Although recent multimodal foundation models are extensively utilized, they tend to segregate various modalities, typically employing specific encoders or decoders for each. This approach constrains their capacity to fuse information across modalities effectively and produce multimodal documents comprising diverse sequences of images and text. Consequently, there’s a limitation in their ability to seamlessly integrate different types of content within a single document.
Meta researchers present Chameleon, a mixed-modal foundation model that facilitates generating and reasoning with interleaved textual and image sequences, enabling comprehensive multimodal document modeling. Unlike traditional models, Chameleon employs a unified architecture, treating both modalities equally by tokenizing images akin to text. This approach, termed early fusion, allows seamless reasoning across modalities but poses optimization challenges. To address these, the researchers propose architectural enhancements and training techniques. By adapting transformer architecture and finetuning strategies.
Researchers developed a novel image tokenizer, encoding 512 × 512 images into 1024 tokens from an 8192-codebook, focusing on licensed images and doubling face-containing images during pre-training. However, their tokenizer struggles with text-heavy image reconstruction. Also, they trained a BPE tokenizer with a 65,536-vocabulary, including image tokens, using the sentencepiece library, over a subset of training data. Chameleon addressed stability issues with QK-Norm, dropout, and z-loss regularization during training, facilitating successful training on Meta’s RSC. Inference streamlined processing for mixed-modal generation using PyTorch and xformers, supporting both streaming and non-streaming modes with token masking for conditional logic.

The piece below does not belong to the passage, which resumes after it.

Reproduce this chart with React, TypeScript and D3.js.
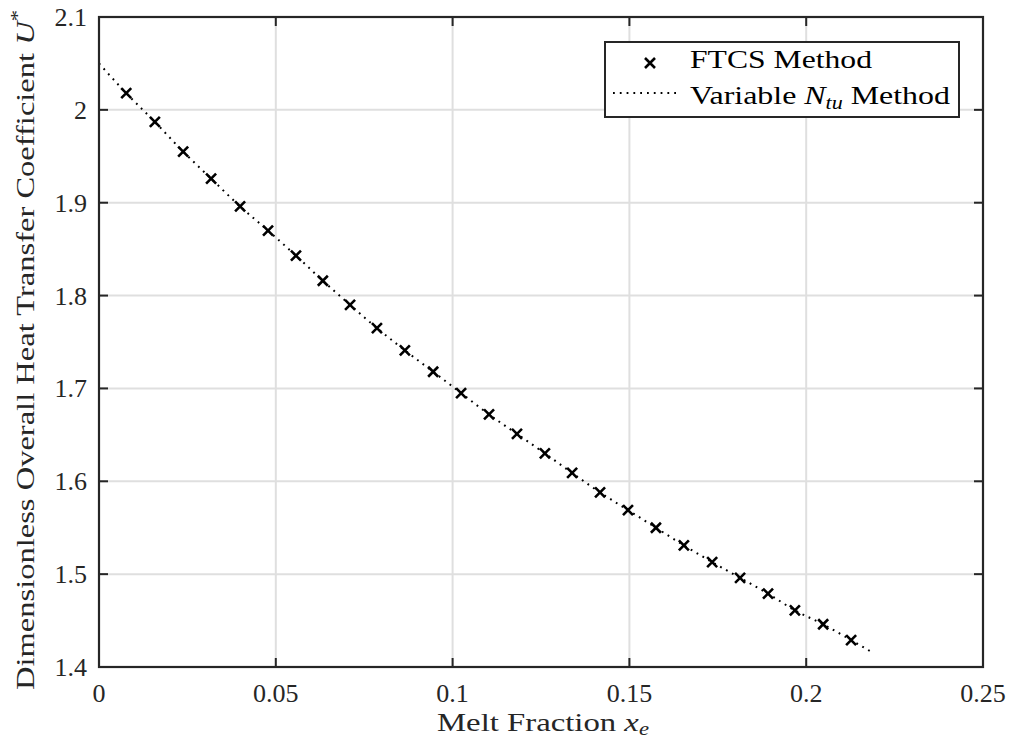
import React from "react";
import * as d3 from "d3";

const meltFraction = [0.0077, 0.0158, 0.0238, 0.0317, 0.0399, 0.0478, 0.0557, 0.0633, 0.071, 0.0786, 0.0865, 0.0945, 0.1024, 0.1103, 0.1182, 0.1261, 0.1338, 0.1417, 0.1496, 0.1575, 0.1654, 0.1734, 0.1813, 0.1892, 0.1968, 0.2048, 0.2127];
const ftcsU = [2.018, 1.987, 1.955, 1.926, 1.896, 1.87, 1.843, 1.816, 1.79, 1.765, 1.741, 1.718, 1.695, 1.672, 1.651, 1.63, 1.609, 1.588, 1.569, 1.55, 1.531, 1.513, 1.496, 1.479, 1.461, 1.446, 1.429];
const lineX = [0, 0.0077, 0.0158, 0.0238, 0.0317, 0.0399, 0.0478, 0.0557, 0.0633, 0.071, 0.0786, 0.0865, 0.0945, 0.1024, 0.1103, 0.1182, 0.1261, 0.1338, 0.1417, 0.1496, 0.1575, 0.1654, 0.1734, 0.1813, 0.1892, 0.1968, 0.2048, 0.2127, 0.219];
const lineU = [2.05, 2.018, 1.987, 1.955, 1.926, 1.896, 1.87, 1.843, 1.816, 1.79, 1.765, 1.741, 1.718, 1.695, 1.672, 1.651, 1.63, 1.609, 1.588, 1.569, 1.55, 1.531, 1.513, 1.496, 1.479, 1.461, 1.446, 1.429, 1.415];
const xTicks = [0, 0.05, 0.1, 0.15, 0.2, 0.25];
const xTickLabels = ["0", "0.05", "0.1", "0.15", "0.2", "0.25"];
const yTicks = [1.4, 1.5, 1.6, 1.7, 1.8, 1.9, 2.0, 2.1];
const yTickLabels = ["1.4", "1.5", "1.6", "1.7", "1.8", "1.9", "2", "2.1"];

const FONT = "'Liberation Serif', 'DejaVu Serif', serif";

export default function App() {
  const L = 99, R = 983, T = 17, B = 667;
  const x = d3.scaleLinear().domain([0, 0.25]).range([L, R]);
  const y = d3.scaleLinear().domain([1.4, 2.1]).range([B, T]);
  const line = d3
    .line<number>()
    .x((_, i) => x(lineX[i]))
    .y((d) => y(d))
    .curve(d3.curveMonotoneX);
  const axisColor = "#262626";
  const grid = "#dfdfdf";
  const tickLen = 9;
  const ms = 5;
  const cross = (cx: number, cy: number, k: string | number) => (
    <path
      key={k}
      d={`M${cx - ms},${cy - ms}L${cx + ms},${cy + ms}M${cx - ms},${cy + ms}L${cx + ms},${cy - ms}`}
      stroke="#000"
      strokeWidth={2.6}
      fill="none"
    />
  );
  return (
    <svg width={1010} height={744} style={{ position: "absolute", left: 0, top: 0, background: "#fff" }} fontFamily={FONT}>
      <rect x={0} y={0} width={1010} height={744} fill="#fff" />
      {xTicks.slice(1, -1).map((t) => (
        <line key={"gx" + t} x1={x(t)} x2={x(t)} y1={T} y2={B} stroke={grid} strokeWidth={2} />
      ))}
      {yTicks.slice(1, -1).map((t) => (
        <line key={"gy" + t} x1={L} x2={R} y1={y(t)} y2={y(t)} stroke={grid} strokeWidth={2} />
      ))}
      {xTicks.map((t) => (
        <g key={"tx" + t}>
          <line x1={x(t)} x2={x(t)} y1={B} y2={B - tickLen} stroke={axisColor} strokeWidth={2} />
          <line x1={x(t)} x2={x(t)} y1={T} y2={T + tickLen} stroke={axisColor} strokeWidth={2} />
        </g>
      ))}
      {yTicks.map((t) => (
        <g key={"ty" + t}>
          <line x1={L} x2={L + tickLen} y1={y(t)} y2={y(t)} stroke={axisColor} strokeWidth={2} />
          <line x1={R} x2={R - tickLen} y1={y(t)} y2={y(t)} stroke={axisColor} strokeWidth={2} />
        </g>
      ))}
      <path d={line(lineU) || ""} fill="none" stroke="#000" strokeWidth={2} strokeDasharray="1.8 5" />
      {meltFraction.map((v, i) => cross(x(v), y(ftcsU[i]), i))}
      <rect x={L} y={T} width={R - L} height={B - T} fill="none" stroke={axisColor} strokeWidth={2.2} />
      {xTicks.map((t, i) => (
        <text key={"lx" + t} x={x(t)} y={702} textAnchor="middle" fontSize={26} fill="#262626">
          {xTickLabels[i]}
        </text>
      ))}
      {yTicks.map((t, i) => (
        <text key={"ly" + t} x={87} y={y(t) + 9} textAnchor="end" fontSize={26} fill="#262626">
          {yTickLabels[i]}
        </text>
      ))}
      <text x={437} y={731} fontSize={26} fill="#262626" textLength={212} lengthAdjust="spacingAndGlyphs">
        Melt Fraction <tspan fontStyle="italic">x</tspan>
        <tspan fontStyle="italic" fontSize={18} dy={4}>e</tspan>
      </text>
      <text transform="translate(34,690) rotate(-90)" fontSize={26} fill="#262626" textLength={680} lengthAdjust="spacingAndGlyphs">
        Dimensionless Overall Heat Transfer Coefficient <tspan fontStyle="italic">U</tspan>
        <tspan fontSize={18} dy={-10}>*</tspan>
      </text>
      <rect x={605} y={42} width={354} height={75} fill="#fff" stroke={axisColor} strokeWidth={2} />
      {cross(650, 63, "leg")}
      <line x1={613} x2={681} y1={93} y2={93} stroke="#000" strokeWidth={2} strokeDasharray="1.8 5" />
      <text x={690} y={68} fontSize={26} fill="#000" textLength={182} lengthAdjust="spacingAndGlyphs">FTCS Method</text>
      <text x={690} y={104} fontSize={26} fill="#000" textLength={260} lengthAdjust="spacingAndGlyphs">
        Variable <tspan fontStyle="italic">N</tspan>
        <tspan fontStyle="italic" fontSize={18} dy={5}>tu</tspan>
        <tspan dy={-5}> Method</tspan>
      </text>
    </svg>
  );
}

The alignment stage, fine-tunes on diverse datasets, including Text, Code, Visual Chat, and Safety, aiming to enhance model capabilities and safety. They curate high-quality images for Image Generation using an aesthetic classifier. Supervised Fine-Tuning (SFT) encompasses data balancing across modalities, utilizing a cosine learning rate schedule and a weight decay of 0.1. Each instance in SFT pairs prompts with corresponding answers, optimizing exclusively based on the latter. Dropout of 0.05 is applied, along with z-loss regularization. Images in prompts are resized with border padding, while those in answers are center-cropped for quality image generation.
Chameleon evaluates its text-only capabilities against state-of-the-art models, achieving competitive performance across various tasks like commonsense reasoning and math. It outperforms LLaMa-2 on many tasks, attributing gains to better pre-training and inclusion of code data. In image-to-text tasks, Chameleon excels in image captioning, matching or surpassing larger models like Flamingo-80B and IDEFICS-80B with fewer shots. In visual question answering (VQA), it approaches performance of top models, even though Llava-1.5 slightly outperforms VQA-v2. Chameleon’s versatility and efficiency make it competitive across different tasks, requiring fewer training examples and smaller model sizes.
To recapitulate, This study introduces Chameleon, a token-based model, achieves superior performance in vision-language tasks by integrating image and text tokens seamlessly. Its architecture enables joint reasoning over modalities, surpassing late-fusion models like Flamingo and IDEFICS in tasks like image captioning and visual question answering. Chameleon’s early-fusion approach introduces novel techniques for stable training, addressing previous scalability challenges. It unlocks new multimodal interaction possibilities, evident in its strong performance on mixed-modal open-ended QA benchmarks.